Westover Primary School told parents of eight youngsters in reception they would not go up to Year 1 in September as they brought in vertical classes.
The model sees pupils of different ages taught together and is used across many schools in Portsmouth.
Parents were unhappy with the move, the first time it had been brought in at the Westover Road school in Copnor.
Mum-of-two Rachel Knight’s five-year-old daughter Isabelle is affected. The 35-year-old, from Portsmouth, said: ‘It just feels like we’re between a rock and a hard place.’
There were 38 Year R pupils in two classes but that will become one class with 30 youngsters in Year 1, with the eight leftover split between two Year R teachers.

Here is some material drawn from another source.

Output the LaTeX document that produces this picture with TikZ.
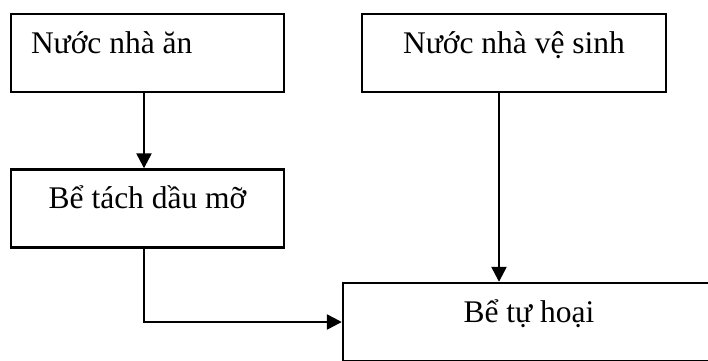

But parents were shocked as during discussions headteacher Anthony Martin resigned his post at the Hamwic Education Trust-run site.
In a joint statement chair of governors John Middleton and trust chief executive Robert Farmer said: ‘I can confirm that Mr Martin has resigned as headteacher of Westover Primary School for personal reasons.
‘These reasons are personal to Mr Martin and therefore we are respecting his privacy and his decision.’
Deputy head Paul Langston is stepping up in the interim and is being helped by Ian Baker, head at Gatcombe Park, another trust-owned school in the city.
The statement added: ‘I can also confirm that no children have been held back and that each child is being taught the appropriate curriculum for their age.’
Conservative councillor Terry Norton, opposition spokesman for education, said he has written to the regional schools commissioner.
He said: ‘These families are now faced with the difficult decision of accepting this segregation or removing their child from the school.’
Cllr Norton added: ‘This is simply not good enough.
‘All children should be afforded the same opportunities, and while their educational needs may be met.
‘I am not convinced that their emotional development will be met by mixing daily with children who have just started school, some of whom could be as much as 18 months younger.’